The energy giant's technology, called Tailings Reduction Operations, has already led to the cancellation of plans to build five new tailings ponds since the company says they'll no longer be needed. In coming years, the company will also be able to reduce the number of existing ponds from eight to just one, Bradley Wamboldt, Suncor's director of tailings reduction operations, said last week.

It's a substantial shift for an industry that has already spread pollutant-laced, oil-slicked ponds over 170 square kilometres, equivalent to 1.5 times the size of the city of Vancouver. Suncor's tailings pond operations alone cover 40 square kilometres. Plans call for TRO to shrink that by roughly 80 per cent, much of it in the next decade.

"You have massive change coming at you," Suncor chief executive officer Rick George said. "And it's happening a lot quicker than we ever get credit for. … We're on a path here for the next decade to start reclaiming land at a faster pace than we're opening up new mines."

Tailings ponds are the massive man-made structures designed to trap contaminated water that companies have, until now, been unable to treat effectively. The key problem has been a substance called "mature fine tailings," a yogurt-like suspension of clay in water that is created by the bitumen extraction process, which washes oil sands with hot water.

Left to natural processes, that clay won't fall out of the water for centuries, creating an increasingly large problem for the oil industry, which produces huge amounts of it and must store it until it can be cleaned up. Suncor alone has amassed 200 million cubic metres of mature fine tailings - enough to fill Toronto's Rogers Centre 125 times.

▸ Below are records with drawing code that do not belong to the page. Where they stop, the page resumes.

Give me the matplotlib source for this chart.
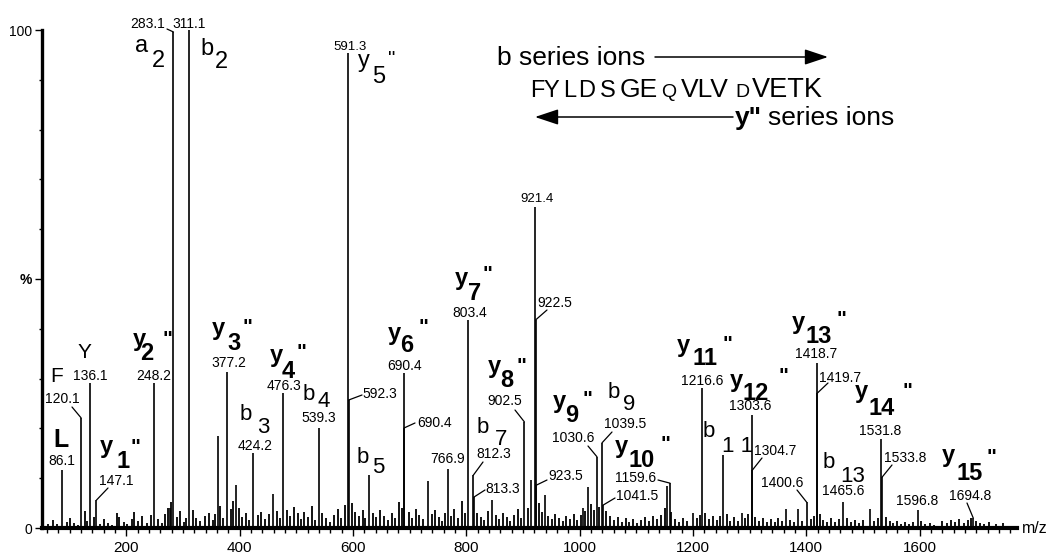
import matplotlib.pyplot as plt
from matplotlib.ticker import MultipleLocator

plt.rcParams['font.family'] = ['Liberation Sans', 'DejaVu Sans']

W, H = 1047, 554

# labelled peaks: m/z, relative intensity (%), label text
peak_mz = [86.1, 120.1, 136.1, 147.1, 248.2, 283.1, 311.1, 377.2, 424.2, 476.3,
           539.3, 591.3, 592.3, 690.4, 690.4, 766.9, 803.4, 812.3, 813.3, 902.5,
           921.4, 922.5, 923.5, 1030.6, 1039.5, 1041.5, 1159.6, 1216.6, 1303.6, 1304.7,
           1400.6, 1418.7, 1419.7, 1465.6, 1531.8, 1533.8, 1596.8, 1694.8]
peak_int = [11.6, 22.1, 29.1, 5.6, 29.1, 99.6, 100.0, 31.3, 15.1, 27.1,
            20.1, 95.4, 25.7, 31.1, 20.1, 11.8, 41.8, 10.6, 6.2, 21.3,
            64.5, 41.8, 8.6, 14.3, 17.1, 4.6, 9.0, 28.1, 22.7, 11.6,
            5.2, 33.1, 27.1, 5.2, 17.9, 10.2, 3.6, 2.0]
peak_text = ['86.1', '120.1', '136.1', '147.1', '248.2', '283.1', '311.1', '377.2', '424.2', '476.3',
             '539.3', '591.3', '592.3', '690.4', '690.4', '766.9', '803.4', '812.3', '813.3', '902.5',
             '921.4', '922.5', '923.5', '1030.6', '1039.5', '1041.5', '1159.6', '1216.6', '1303.6', '1304.7',
             '1400.6', '1418.7', '1419.7', '1465.6', '1531.8', '1533.8', '1596.8', '1694.8']

# unlabelled peaks (b5, b11 etc and others)
other_mz = [277, 361, 393, 459, 628, 732, 845, 915, 938, 1006, 1014, 1155, 1200, 1253, 1286, 1365, 1385, 1512]
other_int = [4.0, 18.5, 8.6, 6.8, 10.6, 9.4, 5.6, 9.6, 6.6, 4.0, 8.2, 8.5, 3.0, 14.7, 3.0, 3.8, 3.8, 3.8]

# baseline noise
noise_mz = [62, 71, 78, 95, 101, 108, 115, 127, 131, 142, 154, 160, 168, 175, 183, 187, 195, 201, 209, 214,
            221, 228, 236, 243, 255, 262, 268, 274, 279, 289, 295, 301, 306, 318, 323, 330, 338, 345, 352, 357,
            366, 371, 384, 389, 398, 404, 411, 417, 432, 438, 445, 452, 466, 471, 483, 488, 495, 502, 508, 514,
            521, 527, 533, 546, 552, 559, 566, 573, 579, 585, 598, 604, 611, 617, 622, 636, 641, 648, 655, 661,
            668, 674, 681, 686, 698, 704, 711, 717, 723, 739, 745, 751, 757, 762, 773, 779, 786, 792, 798, 819,
            826, 832, 838, 852, 858, 864, 871, 877, 884, 891, 897, 909, 929, 934, 944, 951, 957, 963, 970, 976,
            983, 990, 996, 1002, 1010, 1020, 1025, 1035, 1047, 1053, 1060, 1067, 1074, 1081, 1088, 1095, 1101, 1108, 1115, 1122,
            1130, 1137, 1143, 1150, 1162, 1168, 1175, 1182, 1190, 1207, 1212, 1222, 1229, 1235, 1242, 1248, 1260, 1266, 1273, 1280,
            1292, 1298, 1310, 1316, 1323, 1330, 1337, 1344, 1351, 1358, 1372, 1379, 1392, 1408, 1414, 1424, 1430, 1437, 1444, 1451,
            1457, 1472, 1479, 1486, 1493, 1500, 1519, 1526, 1540, 1547, 1554, 1561, 1568, 1575, 1582, 1589, 1603, 1610, 1618, 1625,
            1640, 1648, 1655, 1662, 1670, 1678, 1685, 1690, 1700, 1706, 1714, 1722, 1735, 1748]
noise_int = [0.8, 1.6, 0.9, 1.2, 2.0, 1.1, 0.7, 3.5, 1.4, 2.2, 0.9, 1.8, 1.1, 0.6, 3.0, 2.2, 1.3, 0.8, 1.9, 3.2,
             1.5, 2.4, 1.0, 2.6, 1.8, 1.1, 2.9, 4.1, 5.2, 2.3, 3.4, 1.2, 2.0, 3.6, 2.1, 1.4, 2.5, 3.1, 1.7, 2.8,
             4.4, 2.0, 3.8, 5.5, 4.0, 2.2, 3.0, 1.6, 2.6, 3.2, 1.9, 2.8, 3.4, 2.1, 3.6, 2.4, 4.2, 3.0, 1.8, 3.3,
             2.2, 4.5, 1.7, 3.1, 2.0, 1.3, 2.7, 3.8, 2.0, 4.6, 5.0, 3.2, 2.4, 3.6, 2.0, 3.0, 2.2, 3.7, 2.5, 1.6,
             3.0, 2.1, 5.2, 4.0, 3.3, 2.0, 3.9, 2.6, 1.8, 2.9, 3.6, 2.2, 1.5, 3.0, 2.4, 3.8, 2.0, 5.4, 3.1, 3.0,
             2.2, 1.6, 3.4, 2.7, 1.9, 3.1, 2.2, 1.4, 2.6, 3.8, 2.1, 4.0, 5.0, 3.2, 2.5, 1.8, 2.9, 2.0, 1.5, 2.4,
             1.9, 2.8, 1.6, 2.6, 3.4, 4.8, 3.6, 4.2, 3.5, 2.4, 1.6, 2.2, 1.3, 2.0, 1.2, 1.8, 1.0, 1.6, 2.2, 1.4,
             2.5, 1.8, 2.6, 4.0, 3.2, 1.8, 1.3, 2.0, 1.5, 2.0, 2.6, 3.0, 1.8, 2.4, 1.6, 2.5, 2.8, 1.5, 2.2, 1.4,
             2.0, 2.8, 2.2, 1.5, 2.0, 1.3, 1.9, 1.2, 2.0, 1.4, 1.6, 1.2, 1.5, 1.9, 2.5, 2.8, 1.7, 1.3, 2.0, 1.2,
             1.8, 2.0, 1.2, 1.7, 1.1, 1.6, 1.4, 2.0, 2.2, 1.5, 1.1, 1.4, 0.9, 1.3, 0.8, 1.2, 1.4, 0.8, 1.0, 0.7,
             1.5, 1.0, 1.6, 1.2, 1.8, 1.0, 1.6, 2.0, 1.4, 1.0, 0.8, 1.2, 0.9, 1.0]

# where each number label sits (reference pixels: centre x, baseline y)
num_xy = [(62, 465), (62, 403), (90, 380), (116, 485), (154, 380), (148, 28), (189, 28), (229, 367), (255, 450), (284, 390),
          (319, 422), (350, 50), (380, 398), (405, 370), (435, 427), (448, 463), (470, 317), (494, 458), (503, 493), (505, 405),
          (537, 202), (555, 307), (566, 480), (573, 442), (625, 428), (637, 500), (636, 482), (702, 385), (750, 410), (775, 455),
          (782, 487), (816, 358), (840, 382), (843, 495), (880, 435), (905, 462), (917, 505), (970, 500)]
num_size = [10] * len(num_xy)
num_size[11] = 9.5
num_size[20] = 9.5
# leader lines: index of peak -> label end (reference pixels)
leaders = {1: (72, 407), 3: (108, 488), 5: (167, 29), 12: (362, 395), 14: (415, 423), 17: (483, 462),
           18: (485, 490), 19: (515, 410), 21: (547, 310), 22: (547, 480), 23: (588, 446), 24: (612, 432),
           25: (615, 498), 26: (658, 480), 29: (762, 458), 30: (797, 490), 32: (828, 383), 35: (892, 465),
           37: (967, 503)}

fig = plt.figure(figsize=(W / 100, H / 100), dpi=100)
ax = fig.add_axes([42 / W, 26 / H, 975 / W, 498 / H])

ax.vlines(noise_mz, 0, noise_int, color='black', lw=1.3)
ax.vlines(other_mz, 0, other_int, color='black', lw=1.2)
ax.vlines(peak_mz, 0, peak_int, color='black', lw=1.2)

ax.set_xlim(51, 1772)
ax.set_ylim(0, 100)
for s in ['top', 'right']:
    ax.spines[s].set_visible(False)
ax.spines['left'].set_linewidth(2.4)
ax.spines['bottom'].set_linewidth(3.0)

ax.set_xticks(range(200, 1601, 200))
ax.xaxis.set_minor_locator(MultipleLocator(20))
ax.set_yticks([0, 50, 100], labels=['0', '%', '100'])
ax.yaxis.set_minor_locator(MultipleLocator(10))
ax.tick_params(axis='x', which='major', length=6, width=1, labelsize=11, pad=3)
ax.tick_params(axis='x', which='minor', length=3.5, width=1)
ax.tick_params(axis='y', which='major', length=5, width=1, labelsize=10, pad=2)
ax.tick_params(axis='y', which='minor', length=2.5, width=1)
ax.get_yticklabels()[1].set_fontweight('bold')
fig.text(1022 / W, 1 - 533 / H, 'm/z', fontsize=11.5, ha='left', va='baseline')


def fx(x, y):
    return (x / W, 1 - y / H)


for i, t in enumerate(peak_text):
    x, y = num_xy[i]
    fig.text(*fx(x, y), t, fontsize=num_size[i], ha='center', va='baseline')

for i, (x, y) in leaders.items():
    ax.annotate('', xy=(peak_mz[i], peak_int[i]), xycoords='data',
                xytext=fx(x, y), textcoords='figure fraction',
                arrowprops=dict(arrowstyle='-', lw=0.9, color='black', shrinkA=0, shrinkB=0))


def ion(x, bl, base, sub, sx, sbl, size=15, bold=False, q=None):
    w = 'bold' if bold else 'normal'
    fig.text(*fx(x, bl), base, fontsize=size, fontweight=w, ha='left', va='baseline')
    fig.text(*fx(sx, sbl), sub, fontsize=size, fontweight=w, ha='left', va='baseline')
    if q:
        fig.text(*fx(q[0], q[1]), '"', fontsize=size - 2, fontweight=w, ha='left', va='baseline')


# y'' ions
y_ions = [('1', 100, 453, 117, 468, 130, 453), ('2', 133, 346, 140, 360, 163, 345),
          ('3', 212, 335, 227, 350, 242, 333), ('4', 270, 362, 282, 378, 297, 358),
          ('6', 388, 340, 400, 352, 418, 333), ('7', 455, 285, 468, 300, 483, 280),
          ('8', 488, 373, 500, 387, 517, 372), ('9', 553, 408, 565, 422, 583, 405),
          ('10', 615, 453, 628, 467, 660, 450), ('11', 677, 352, 693, 365, 722, 350),
          ('12', 730, 387, 742, 400, 778, 382), ('13', 792, 329, 805, 343, 837, 325),
          ('14', 855, 398, 868, 415, 902, 397), ('15', 942, 462, 957, 480, 987, 463)]
for n, x, bl, sx, sbl, qx, qbl in y_ions:
    ion(x, bl, 'y', n, sx, sbl, size=17, bold=True, q=(qx, qbl))
ion(358, 67, 'y', '5', 372, 83, size=17, q=(388, 65))

# a / b ions
ion(135, 52, 'a', '2', 152, 67, size=17)
ion(200, 55, 'b', '2', 215, 68, size=17)
b_ions = [('3', 240, 420, 257, 433), ('4', 303, 400, 318, 407), ('5', 357, 463, 372, 473),
          ('7', 477, 433, 495, 445), ('9', 608, 398, 623, 410), ('1 1', 703, 437, 722, 452),
          ('13', 823, 468, 840, 482)]
for n, x, bl, sx, sbl in b_ions:
    ion(x, bl, 'b', n, sx, sbl, size=16)

# immonium ions
fig.text(*fx(78, 358), 'Y', fontsize=15, ha='left', va='baseline')
fig.text(*fx(50, 382), 'F', fontsize=15, ha='left', va='baseline')
fig.text(*fx(53, 447), 'L', fontsize=18, fontweight='bold', ha='left', va='baseline')

# sequence and series arrows
fig.text(*fx(497, 65), 'b series ions', fontsize=19, ha='left', va='baseline')
seq = [('F', 530, 17), ('Y', 543, 17), ('L', 563, 17), ('D', 578, 17), ('S', 600, 17),
       ('GE', 620, 19), ('Q', 661, 14), ('VLV', 681, 19), ('D', 735, 14), ('VETK', 752, 19.5)]
for s, x, sz in seq:
    fig.text(*fx(x, 97), s, fontsize=sz, ha='left', va='baseline')
fig.text(*fx(735, 125), 'y"', fontsize=19, fontweight='bold', ha='left', va='baseline')
fig.text(*fx(768, 125), 'series ions', fontsize=19, ha='left', va='baseline')

arr = dict(arrowstyle='-|>,head_length=0.72,head_width=0.24', mutation_scale=20,
           lw=1.1, color='black', shrinkA=0, shrinkB=0)
ax.annotate('', xy=fx(828, 57), xycoords='figure fraction', xytext=fx(655, 57),
            textcoords='figure fraction', arrowprops=arr)
ax.annotate('', xy=fx(535, 117), xycoords='figure fraction', xytext=fx(733, 117),
            textcoords='figure fraction', arrowprops=arr)

fig.savefig('out.png', dpi=100)
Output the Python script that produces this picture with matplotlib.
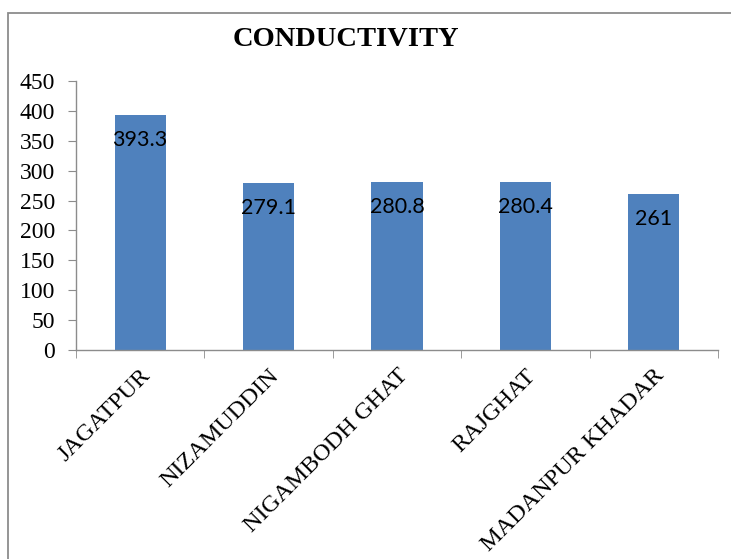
import matplotlib
matplotlib.use("Agg")
import matplotlib.pyplot as plt
from matplotlib.patches import Rectangle
import numpy as np

sites = ["JAGATPUR", "NIZAMUDDIN", "NIGAMBODH GHAT", "RAJGHAT", "MADANPUR KHADAR"]
conductivity = [393.3, 279.1, 280.8, 280.4, 261]
value_labels = ["393.3", "279.1", "280.8", "280.4", "261"]
y_ticks = [0, 50, 100, 150, 200, 250, 300, 350, 400, 450]

W, H = 731, 559
fig = plt.figure(figsize=(W / 100, H / 100), dpi=100)

# outer chart frame
fig.patches.append(Rectangle((8 / W, -0.1), 1.2, 1 - 13 / H + 0.1,
                             transform=fig.transFigure, fill=False,
                             edgecolor="#8c8c8c", linewidth=1.3))

ax = fig.add_axes([76 / W, 1 - 350 / H, (718 - 76) / W, (350 - 81) / H])
x = np.arange(len(sites))
ax.bar(x, conductivity, width=0.4, color="#4F81BD")

ax.set_xlim(-0.5, len(sites) - 0.5)
ax.set_ylim(0, 450)
ax.set_yticks(y_ticks)
ax.set_yticklabels([str(v) for v in y_ticks], fontfamily="Liberation Serif", fontsize=17)
ax.set_xticks(x)
ax.set_xticklabels(sites, rotation=45, ha="right", rotation_mode="anchor",
                   fontfamily="Liberation Serif", fontsize=17.5)
ax.tick_params(axis="x", which="major", length=0, pad=11)
ax.set_xticks(np.arange(-0.5, len(sites), 1.0), minor=True)
ax.tick_params(axis="x", which="minor", length=6, color="#8c8c8c", direction="out")
ax.tick_params(axis="y", length=6, color="#8c8c8c", direction="out", pad=9)

for s in ["top", "right"]:
    ax.spines[s].set_visible(False)
for s in ["left", "bottom"]:
    ax.spines[s].set_color("#8c8c8c")
    ax.spines[s].set_linewidth(1.0)

for xi, v, lab in zip(x, conductivity, value_labels):
    ax.annotate(lab, (xi, v), xytext=(0, -25), textcoords="offset pixels",
                ha="center", va="center", fontsize=15.5, fontfamily="Lato")

fig.text(346 / W, 1 - 40 / H, "CONDUCTIVITY", ha="center", va="center",
         fontfamily="Liberation Serif", fontweight="bold", fontsize=20.5)

fig.savefig("out.png", dpi=100, facecolor="white")
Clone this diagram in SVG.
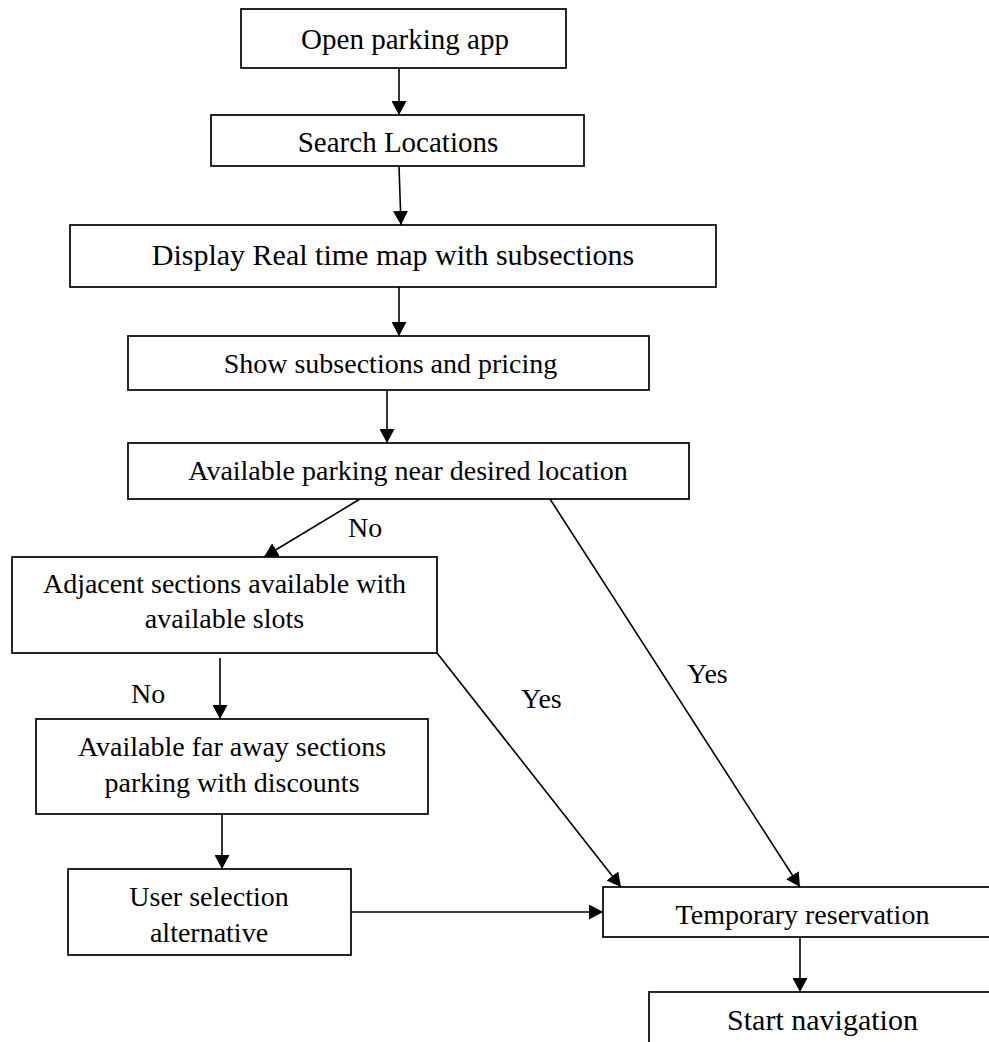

The Suncor TRO technology, the result of research dating back to 2003, uses a substance called a polymer that rapidly separates the water from the clay. In just two or three weeks, it can transform the liquid tailings into a dry, hard surface.

"It's an honest breakthrough. No one thought this was possible," said Sean Wells, Suncor manager for research engineering.

The company spent $250-million figuring out how to do it. It holds patents on the technique, which it keeps secret even from the manufacturers of the polymer.

Since TRO allows Suncor to build fewer tailings ponds, the company estimates the technology will save it $1-billion over the next two decades.

That's despite the cost of building areas to dry out the tailings. Even once they are mixed with the polymer, the tailings must be laid out in large sloping fields for the water to separate out. Suncor currently has 350 hectares of such fields. By 2013, it will have between 500 and 600 hectares. It's spending $1.2-billion over the next two years to advance the technology, which it has offered to others in the industry for a price.

Mr. George makes no apologies for trying to sell TRO, which for all its promise has yet to find its way to other oil sands miners.

"What we're talking about is we want to help recoup our R&D costs. That's a reasonable request," Mr. George said.